France has decided to accelerate, significantly, its offshore wind program for a very simple reason: offshore wind will provide reliable, low-cost, clean electrons to power the French economy. Just announced, a new offshore wind project that will deliver electricity to the French grid for 44 Euros per megawatt hour (mWh) (e.g., under $US50 per mWh and thus under 5 cents US per kilowatt hour).
This is striking news about the continued plunging of offshore wind electricity prices. A decade ago, more than mildly engaged with some of the most involved people in the offshore wind industry, it seemed an optimistic outcome would be electrons coming ashore about 8-10 cents per kWh by 2020 or so … and even that seemed pretty ambitious. Truth in advertising — this was work related. The executive leadership that I was involved with and seeking to convince that leveraging a Corporate capacity to support offshore wind would make sense as part of long-term planning simply didn’t believe that 8-10 cents would ever be achieved. They doubted this would fall below about 15 cents per kwh and thus simply didn’t see the industry as competitive nor likely to grow. And, thus the opportunity wasn’t pursued. If they (if we) had only known …
So much of the public attention, to the extent there has been, re renewables and the power sector has been on solar panels. “In sight, in mind” might be a sensible term. Seeing panels on your neighbors rooftop certainly can catch your attention. Onshore wind (and the NIMBY-ite battles against it) have had significant attention as well. And, with wind farms powering meaningful shares of power demand in numerous areas (Germany, Texas, Iowa, …) with wind farms the ‘scenery’ for miles on highways in many areas, they too have had much attention. And, solar and onshore wind price plunges have kept them below offshore wind costs. But, these offshore wind cost reductions are serious and well below the ‘new build’ cost for any fossil fuel alternative.

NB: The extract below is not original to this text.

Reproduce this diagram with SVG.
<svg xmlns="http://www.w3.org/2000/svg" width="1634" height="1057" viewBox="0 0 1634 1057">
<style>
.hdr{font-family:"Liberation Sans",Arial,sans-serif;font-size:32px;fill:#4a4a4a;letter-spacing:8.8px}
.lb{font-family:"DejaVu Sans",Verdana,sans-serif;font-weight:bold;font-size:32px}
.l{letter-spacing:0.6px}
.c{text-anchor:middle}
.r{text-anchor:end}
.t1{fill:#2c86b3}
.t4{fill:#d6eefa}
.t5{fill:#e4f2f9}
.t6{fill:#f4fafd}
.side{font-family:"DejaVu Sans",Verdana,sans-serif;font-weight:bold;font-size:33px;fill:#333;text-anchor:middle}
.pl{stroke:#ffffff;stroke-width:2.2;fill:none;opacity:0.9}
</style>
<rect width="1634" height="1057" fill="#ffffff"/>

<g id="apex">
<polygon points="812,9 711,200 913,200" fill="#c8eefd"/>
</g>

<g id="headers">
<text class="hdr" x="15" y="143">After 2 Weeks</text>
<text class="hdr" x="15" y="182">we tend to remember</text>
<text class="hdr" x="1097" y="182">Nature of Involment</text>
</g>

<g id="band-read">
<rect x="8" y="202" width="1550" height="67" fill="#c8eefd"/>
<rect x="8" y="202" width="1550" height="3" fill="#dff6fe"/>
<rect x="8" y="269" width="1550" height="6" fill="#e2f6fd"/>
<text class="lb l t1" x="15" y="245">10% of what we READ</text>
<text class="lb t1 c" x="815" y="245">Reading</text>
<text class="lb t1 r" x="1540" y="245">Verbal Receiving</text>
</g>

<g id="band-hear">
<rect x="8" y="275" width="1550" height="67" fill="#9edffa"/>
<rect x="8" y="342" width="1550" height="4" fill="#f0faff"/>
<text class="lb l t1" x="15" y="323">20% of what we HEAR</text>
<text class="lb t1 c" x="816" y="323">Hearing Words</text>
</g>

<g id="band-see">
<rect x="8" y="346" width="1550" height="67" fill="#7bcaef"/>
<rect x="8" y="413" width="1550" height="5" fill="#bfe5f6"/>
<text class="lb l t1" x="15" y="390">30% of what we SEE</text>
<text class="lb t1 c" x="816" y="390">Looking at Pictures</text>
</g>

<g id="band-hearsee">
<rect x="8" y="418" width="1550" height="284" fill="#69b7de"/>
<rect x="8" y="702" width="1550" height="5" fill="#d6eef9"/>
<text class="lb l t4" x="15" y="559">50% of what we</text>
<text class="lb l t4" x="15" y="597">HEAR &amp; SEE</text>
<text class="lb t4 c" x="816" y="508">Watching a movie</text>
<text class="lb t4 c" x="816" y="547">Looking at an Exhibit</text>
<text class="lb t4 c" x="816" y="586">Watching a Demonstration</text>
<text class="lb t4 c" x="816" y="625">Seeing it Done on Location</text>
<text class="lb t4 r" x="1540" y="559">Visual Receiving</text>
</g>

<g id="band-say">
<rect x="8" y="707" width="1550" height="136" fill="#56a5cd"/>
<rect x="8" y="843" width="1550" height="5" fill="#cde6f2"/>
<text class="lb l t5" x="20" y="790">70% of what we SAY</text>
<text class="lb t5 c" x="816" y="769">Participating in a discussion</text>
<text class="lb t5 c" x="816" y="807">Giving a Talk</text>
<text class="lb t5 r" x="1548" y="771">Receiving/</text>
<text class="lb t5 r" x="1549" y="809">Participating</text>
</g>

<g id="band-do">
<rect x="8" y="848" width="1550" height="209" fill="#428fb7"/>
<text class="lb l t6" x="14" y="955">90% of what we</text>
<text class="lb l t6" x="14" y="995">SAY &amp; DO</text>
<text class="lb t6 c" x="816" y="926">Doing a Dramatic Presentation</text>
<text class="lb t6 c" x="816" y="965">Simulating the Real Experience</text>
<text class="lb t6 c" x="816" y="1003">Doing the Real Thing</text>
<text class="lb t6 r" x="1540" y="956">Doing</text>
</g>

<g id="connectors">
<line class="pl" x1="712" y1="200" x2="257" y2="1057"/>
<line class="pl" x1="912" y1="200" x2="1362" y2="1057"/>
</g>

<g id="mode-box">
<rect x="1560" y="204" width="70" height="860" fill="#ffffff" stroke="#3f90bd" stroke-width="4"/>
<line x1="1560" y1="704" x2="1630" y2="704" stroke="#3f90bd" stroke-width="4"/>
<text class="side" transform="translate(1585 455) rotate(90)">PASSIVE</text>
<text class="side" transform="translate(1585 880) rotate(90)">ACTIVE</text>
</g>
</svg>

Offshore wind price reductions have occurred for a number of reasons:
- Economies of scale: writ large, building more of something drives down costs (in no small part because of) …
- Learning (curves) making the next turbine, the next windfarm, that much easier (lower resource inputs of people & facilities) that foster
- Technology developments from ever larger wind turbines (thus more efficient per kilowatt hour and higher capacity figures) to floating towers to better electrical interconnections to other specific components that are all incorporated into and captured in
- Business models, learning, and experience which have, for example, made offshore wind a straightforward project financing for bankers rather than an unknown and uncertain arena. This drives down financing costs, from time to process paperwork to ‘risk premiums’ while also opening up ever-more financing houses to potential offshore investments (and, thus, competition).

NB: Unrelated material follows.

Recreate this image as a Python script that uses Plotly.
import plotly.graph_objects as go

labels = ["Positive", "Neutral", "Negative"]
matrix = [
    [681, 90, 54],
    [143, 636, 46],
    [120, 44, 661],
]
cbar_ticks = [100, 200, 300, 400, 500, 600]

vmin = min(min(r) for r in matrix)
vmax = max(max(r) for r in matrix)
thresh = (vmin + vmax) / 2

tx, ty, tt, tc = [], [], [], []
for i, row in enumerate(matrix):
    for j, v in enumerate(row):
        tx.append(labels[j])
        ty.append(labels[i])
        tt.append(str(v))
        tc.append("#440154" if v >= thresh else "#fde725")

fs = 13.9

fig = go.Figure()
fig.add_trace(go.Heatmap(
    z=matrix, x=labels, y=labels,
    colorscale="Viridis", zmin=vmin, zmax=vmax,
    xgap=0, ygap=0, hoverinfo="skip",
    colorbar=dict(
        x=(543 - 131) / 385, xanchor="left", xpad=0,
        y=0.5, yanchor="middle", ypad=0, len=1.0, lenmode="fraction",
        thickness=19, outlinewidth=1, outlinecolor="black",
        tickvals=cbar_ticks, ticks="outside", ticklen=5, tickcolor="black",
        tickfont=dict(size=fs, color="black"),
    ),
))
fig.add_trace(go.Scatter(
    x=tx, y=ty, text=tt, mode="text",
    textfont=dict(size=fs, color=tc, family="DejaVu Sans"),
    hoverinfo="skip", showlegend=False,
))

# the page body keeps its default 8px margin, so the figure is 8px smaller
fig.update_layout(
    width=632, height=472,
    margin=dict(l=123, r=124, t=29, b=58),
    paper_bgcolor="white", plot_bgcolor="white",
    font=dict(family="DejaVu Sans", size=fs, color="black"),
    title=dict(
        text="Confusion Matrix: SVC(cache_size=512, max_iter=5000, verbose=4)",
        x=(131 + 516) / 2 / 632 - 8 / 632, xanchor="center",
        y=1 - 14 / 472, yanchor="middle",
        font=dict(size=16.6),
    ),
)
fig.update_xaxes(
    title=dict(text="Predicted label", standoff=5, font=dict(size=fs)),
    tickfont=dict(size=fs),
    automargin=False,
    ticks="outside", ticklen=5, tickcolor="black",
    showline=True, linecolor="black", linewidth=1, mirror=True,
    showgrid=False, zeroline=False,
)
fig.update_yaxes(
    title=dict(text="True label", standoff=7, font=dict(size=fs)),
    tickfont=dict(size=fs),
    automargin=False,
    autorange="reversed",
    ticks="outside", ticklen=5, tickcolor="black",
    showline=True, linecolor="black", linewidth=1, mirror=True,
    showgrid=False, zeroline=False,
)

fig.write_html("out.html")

Offshore wind appears to be a great example of public (structuring good permitting processes, setting policy that enables planning, etc …)-private (learning curves, financing, …) interactions to drive rapid advances in a technology and business arena to provide a meaningful tool for transforming the power (and larger energy) sector in much of the world.
The price point is far from the only impressive thing about this announcement. In mid-2019, the award is announced for the project. The wind turbines will be powering French homes in less than three years. From award to power generation for a 600 megawatt capacity power facility in the developed world (with tight permitting and other challenges) is, well, a rare beast.
The combination of rapid implementation path and extremely competitive (low) prices have led the French government to change, radically, its offshore wind plans.
”Today, the project off Dunkirk shows that costs fall even faster when projects are well set up,” Prime Minister Philippe said in a Policy Statement to the National Assembly.”We will be able to increase the pace of future calls for tenders to one gigawatt per year. It’s a good thing for the price of electricity, for our industry and for our planet!”
As Francois de Rugy, the French Minister of Ecology, explained
“With the launch of the Saint-Nazaire park project today, France is finally entering the age of offshore wind turbines. By 2022, 80 wind turbines installed off Saint-Nazaire will provide 20% of the electricity of Loire-Atlantique. It’s a first in France. But we do not stop there, we accelerate. Today, we are also initiating the Dunkirk park project, at a rate comparable to the best European results, which demonstrates the competitiveness of the French sector. Tomorrow, we will launch and award larger projects: 1GW per year, compared to 750MW originally planned in the Multi-Year Energy Program, by working with all the territories,”
French offshore wind is a very tangible example of
- Cost-competitiveness of renewable energy options
- Continued price reductions of major renewable options
- Expertise-supported flexible government decision-making to leverage clean-energy technology and business advances
- Taking tangible steps to Make Our Planet Great Again.